What the exercise asks — Using the records below, copy exactly the part that opens with the line holding "Write the Plotly code for this chart." and closes with the line holding "import plotly.graph_objects as go", minus the pictures.

Data provided —
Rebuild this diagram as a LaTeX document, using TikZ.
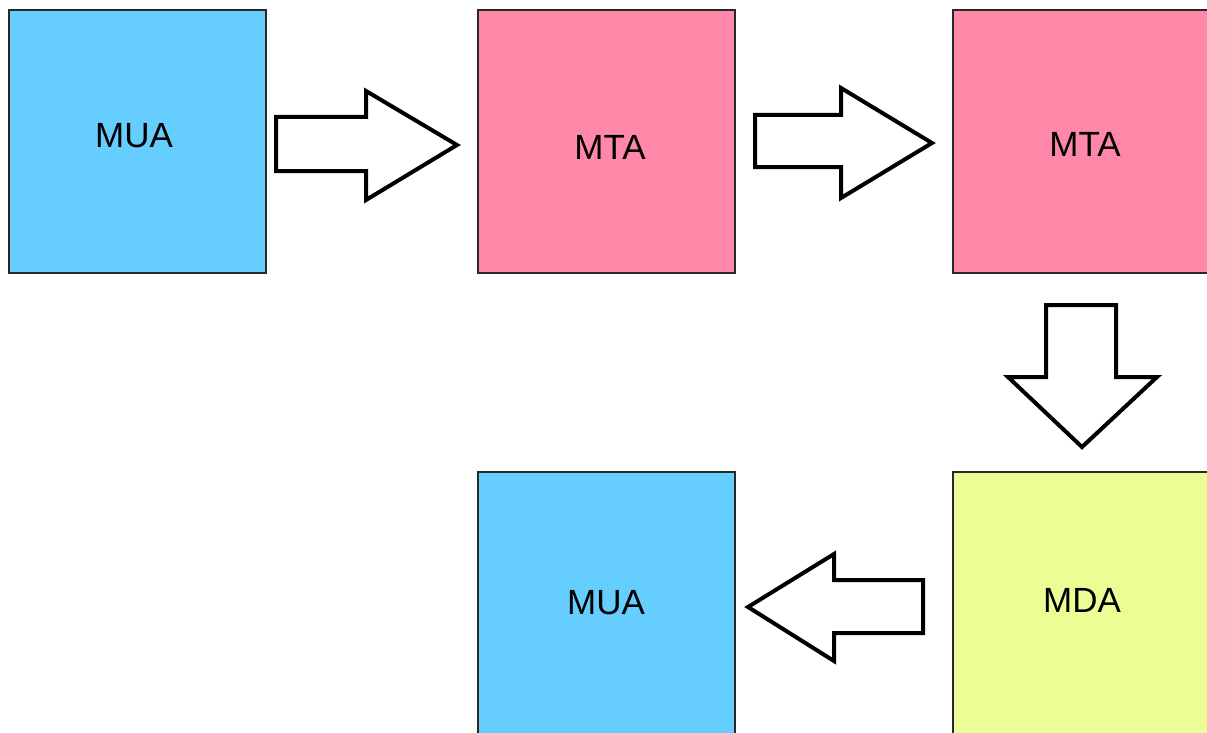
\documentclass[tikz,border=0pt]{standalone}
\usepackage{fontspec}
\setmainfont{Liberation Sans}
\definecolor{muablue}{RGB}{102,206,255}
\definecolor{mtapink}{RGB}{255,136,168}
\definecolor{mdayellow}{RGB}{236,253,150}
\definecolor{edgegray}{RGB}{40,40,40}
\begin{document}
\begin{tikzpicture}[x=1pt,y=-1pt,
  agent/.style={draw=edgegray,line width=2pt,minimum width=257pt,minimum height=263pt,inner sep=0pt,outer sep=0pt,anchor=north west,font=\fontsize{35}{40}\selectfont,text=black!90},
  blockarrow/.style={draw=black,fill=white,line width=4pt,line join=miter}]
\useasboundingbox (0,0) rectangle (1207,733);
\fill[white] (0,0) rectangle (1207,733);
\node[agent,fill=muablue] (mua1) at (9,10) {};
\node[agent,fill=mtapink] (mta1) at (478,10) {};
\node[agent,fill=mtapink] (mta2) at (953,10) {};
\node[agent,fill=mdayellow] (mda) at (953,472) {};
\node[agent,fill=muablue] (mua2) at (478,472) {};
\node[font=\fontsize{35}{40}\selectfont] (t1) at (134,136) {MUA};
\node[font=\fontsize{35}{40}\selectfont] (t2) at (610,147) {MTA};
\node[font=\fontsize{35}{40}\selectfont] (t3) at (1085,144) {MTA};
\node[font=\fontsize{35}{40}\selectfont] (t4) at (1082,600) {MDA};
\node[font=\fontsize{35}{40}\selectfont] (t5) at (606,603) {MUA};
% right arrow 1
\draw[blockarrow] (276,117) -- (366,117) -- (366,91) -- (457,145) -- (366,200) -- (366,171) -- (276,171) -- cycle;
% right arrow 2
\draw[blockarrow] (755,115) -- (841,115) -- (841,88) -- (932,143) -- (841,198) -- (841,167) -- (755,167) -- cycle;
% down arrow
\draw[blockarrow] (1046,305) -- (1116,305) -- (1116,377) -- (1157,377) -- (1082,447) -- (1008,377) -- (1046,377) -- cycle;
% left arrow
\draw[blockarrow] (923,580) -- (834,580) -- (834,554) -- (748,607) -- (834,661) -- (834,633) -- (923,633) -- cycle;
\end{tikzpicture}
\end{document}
---
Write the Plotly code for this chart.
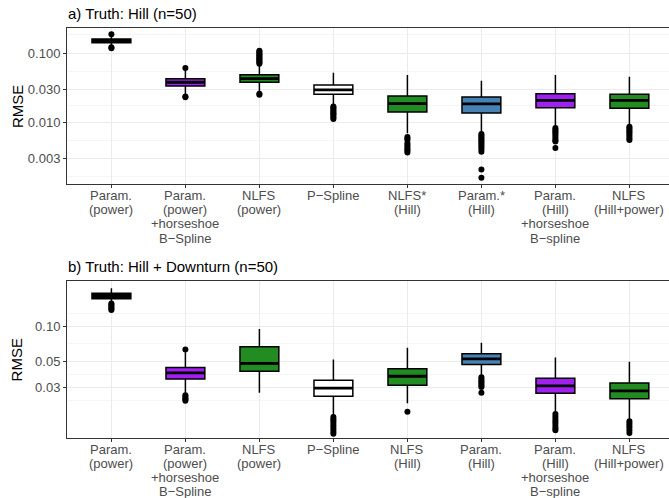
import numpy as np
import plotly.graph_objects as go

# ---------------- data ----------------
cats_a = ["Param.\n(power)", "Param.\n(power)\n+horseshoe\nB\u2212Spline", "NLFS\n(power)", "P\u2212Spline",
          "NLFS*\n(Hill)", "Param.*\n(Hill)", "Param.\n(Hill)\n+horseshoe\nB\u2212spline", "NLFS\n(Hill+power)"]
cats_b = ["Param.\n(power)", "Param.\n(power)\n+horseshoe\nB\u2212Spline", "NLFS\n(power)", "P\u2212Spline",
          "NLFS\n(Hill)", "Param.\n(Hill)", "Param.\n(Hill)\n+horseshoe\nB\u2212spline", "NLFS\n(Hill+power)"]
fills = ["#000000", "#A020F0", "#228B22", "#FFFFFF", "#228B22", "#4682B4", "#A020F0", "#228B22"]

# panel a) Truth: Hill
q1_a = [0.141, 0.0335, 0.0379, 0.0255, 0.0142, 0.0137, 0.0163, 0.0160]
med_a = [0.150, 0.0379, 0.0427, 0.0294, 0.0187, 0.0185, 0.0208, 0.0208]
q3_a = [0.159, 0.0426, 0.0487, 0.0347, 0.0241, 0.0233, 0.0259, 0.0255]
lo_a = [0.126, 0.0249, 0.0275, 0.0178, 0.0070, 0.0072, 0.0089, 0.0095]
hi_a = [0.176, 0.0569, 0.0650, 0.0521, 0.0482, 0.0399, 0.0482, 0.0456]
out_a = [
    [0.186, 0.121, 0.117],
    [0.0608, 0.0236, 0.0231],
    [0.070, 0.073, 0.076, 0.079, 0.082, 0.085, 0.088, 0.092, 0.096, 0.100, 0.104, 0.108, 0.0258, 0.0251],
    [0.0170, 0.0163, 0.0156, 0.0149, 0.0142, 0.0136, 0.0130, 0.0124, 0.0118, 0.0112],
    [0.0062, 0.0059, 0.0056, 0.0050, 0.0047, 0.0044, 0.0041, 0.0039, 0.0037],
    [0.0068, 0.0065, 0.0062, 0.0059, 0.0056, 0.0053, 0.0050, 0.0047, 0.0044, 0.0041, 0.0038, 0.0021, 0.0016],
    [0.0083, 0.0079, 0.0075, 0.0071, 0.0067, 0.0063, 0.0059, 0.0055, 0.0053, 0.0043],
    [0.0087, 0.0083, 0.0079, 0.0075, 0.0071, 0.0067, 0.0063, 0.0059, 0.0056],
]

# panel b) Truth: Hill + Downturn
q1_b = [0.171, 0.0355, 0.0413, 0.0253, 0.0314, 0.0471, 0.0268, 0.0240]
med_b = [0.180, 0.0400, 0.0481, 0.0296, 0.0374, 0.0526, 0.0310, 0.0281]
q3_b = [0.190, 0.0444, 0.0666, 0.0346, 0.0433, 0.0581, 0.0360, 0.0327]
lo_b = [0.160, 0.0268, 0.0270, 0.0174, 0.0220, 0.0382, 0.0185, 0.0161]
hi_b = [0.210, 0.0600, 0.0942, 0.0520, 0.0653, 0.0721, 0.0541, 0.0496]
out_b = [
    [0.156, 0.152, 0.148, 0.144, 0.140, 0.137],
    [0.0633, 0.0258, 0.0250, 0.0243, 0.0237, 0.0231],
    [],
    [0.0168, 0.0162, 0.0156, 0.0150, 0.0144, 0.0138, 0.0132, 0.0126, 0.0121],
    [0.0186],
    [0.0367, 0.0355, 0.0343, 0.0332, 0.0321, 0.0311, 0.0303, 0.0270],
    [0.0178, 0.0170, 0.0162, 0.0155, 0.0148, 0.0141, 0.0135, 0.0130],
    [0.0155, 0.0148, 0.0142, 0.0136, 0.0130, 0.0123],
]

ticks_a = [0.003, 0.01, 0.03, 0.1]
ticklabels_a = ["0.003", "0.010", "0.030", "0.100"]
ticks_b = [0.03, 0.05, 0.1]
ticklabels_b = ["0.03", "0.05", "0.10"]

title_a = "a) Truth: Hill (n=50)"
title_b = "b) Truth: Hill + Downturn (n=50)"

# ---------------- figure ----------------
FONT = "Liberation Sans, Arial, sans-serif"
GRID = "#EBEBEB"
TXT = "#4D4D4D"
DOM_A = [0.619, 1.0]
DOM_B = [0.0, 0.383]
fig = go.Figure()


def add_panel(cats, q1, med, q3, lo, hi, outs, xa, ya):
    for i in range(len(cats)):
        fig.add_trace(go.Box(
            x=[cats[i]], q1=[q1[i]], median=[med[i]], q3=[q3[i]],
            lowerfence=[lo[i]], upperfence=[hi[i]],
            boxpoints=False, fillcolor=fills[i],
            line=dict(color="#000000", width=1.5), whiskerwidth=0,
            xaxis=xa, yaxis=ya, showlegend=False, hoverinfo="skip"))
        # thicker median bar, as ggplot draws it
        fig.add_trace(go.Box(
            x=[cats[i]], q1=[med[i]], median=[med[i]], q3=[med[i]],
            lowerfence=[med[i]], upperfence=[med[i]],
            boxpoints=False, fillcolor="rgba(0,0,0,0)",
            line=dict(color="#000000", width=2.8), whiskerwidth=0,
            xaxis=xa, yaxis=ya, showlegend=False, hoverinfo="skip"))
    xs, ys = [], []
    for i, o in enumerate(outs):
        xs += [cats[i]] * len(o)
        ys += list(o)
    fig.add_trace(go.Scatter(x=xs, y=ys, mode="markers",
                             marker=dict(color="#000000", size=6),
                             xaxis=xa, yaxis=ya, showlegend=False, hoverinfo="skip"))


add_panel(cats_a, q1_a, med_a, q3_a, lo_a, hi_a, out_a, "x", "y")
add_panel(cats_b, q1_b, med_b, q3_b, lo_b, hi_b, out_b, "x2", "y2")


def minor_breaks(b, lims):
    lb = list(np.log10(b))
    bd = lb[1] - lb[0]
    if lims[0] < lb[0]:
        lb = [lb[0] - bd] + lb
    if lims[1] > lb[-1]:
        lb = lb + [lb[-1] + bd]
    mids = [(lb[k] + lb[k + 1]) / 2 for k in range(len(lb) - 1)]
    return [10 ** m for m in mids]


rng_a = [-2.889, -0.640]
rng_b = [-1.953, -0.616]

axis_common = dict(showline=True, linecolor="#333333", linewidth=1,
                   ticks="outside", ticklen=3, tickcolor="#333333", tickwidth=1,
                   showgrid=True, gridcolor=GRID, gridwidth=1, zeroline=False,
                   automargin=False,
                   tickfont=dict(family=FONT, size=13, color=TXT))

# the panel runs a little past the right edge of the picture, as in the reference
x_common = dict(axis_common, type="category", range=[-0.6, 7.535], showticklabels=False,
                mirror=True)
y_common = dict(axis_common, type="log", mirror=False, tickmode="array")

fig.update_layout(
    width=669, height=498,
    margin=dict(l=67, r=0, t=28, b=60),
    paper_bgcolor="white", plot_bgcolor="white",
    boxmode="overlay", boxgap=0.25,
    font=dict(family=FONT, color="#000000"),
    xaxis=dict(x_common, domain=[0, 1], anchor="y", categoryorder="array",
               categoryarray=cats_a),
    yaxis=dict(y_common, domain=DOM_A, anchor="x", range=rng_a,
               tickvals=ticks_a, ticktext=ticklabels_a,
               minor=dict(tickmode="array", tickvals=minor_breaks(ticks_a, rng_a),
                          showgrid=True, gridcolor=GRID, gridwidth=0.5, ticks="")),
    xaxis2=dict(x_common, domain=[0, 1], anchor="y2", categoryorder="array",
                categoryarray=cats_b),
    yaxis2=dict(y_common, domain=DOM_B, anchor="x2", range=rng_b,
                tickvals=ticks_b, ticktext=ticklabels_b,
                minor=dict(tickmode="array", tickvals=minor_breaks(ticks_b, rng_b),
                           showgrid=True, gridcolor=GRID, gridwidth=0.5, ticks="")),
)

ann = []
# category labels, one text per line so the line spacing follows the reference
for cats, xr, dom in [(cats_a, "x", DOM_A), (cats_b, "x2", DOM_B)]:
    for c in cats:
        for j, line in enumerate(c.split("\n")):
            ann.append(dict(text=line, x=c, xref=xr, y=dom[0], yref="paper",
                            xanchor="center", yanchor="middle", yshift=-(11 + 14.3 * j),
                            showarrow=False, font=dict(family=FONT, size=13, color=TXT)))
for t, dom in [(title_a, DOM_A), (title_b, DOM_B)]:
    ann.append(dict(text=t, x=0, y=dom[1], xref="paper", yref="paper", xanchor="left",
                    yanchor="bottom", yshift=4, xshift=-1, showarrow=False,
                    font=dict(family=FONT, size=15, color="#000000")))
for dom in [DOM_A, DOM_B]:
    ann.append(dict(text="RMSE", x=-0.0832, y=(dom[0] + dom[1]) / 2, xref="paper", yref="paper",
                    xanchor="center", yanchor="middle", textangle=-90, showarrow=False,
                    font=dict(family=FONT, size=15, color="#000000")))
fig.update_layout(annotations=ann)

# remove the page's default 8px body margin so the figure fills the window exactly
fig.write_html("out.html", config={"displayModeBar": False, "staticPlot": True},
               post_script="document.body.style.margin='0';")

In response —
Write the Plotly code for this chart.
import numpy as np
import plotly.graph_objects as go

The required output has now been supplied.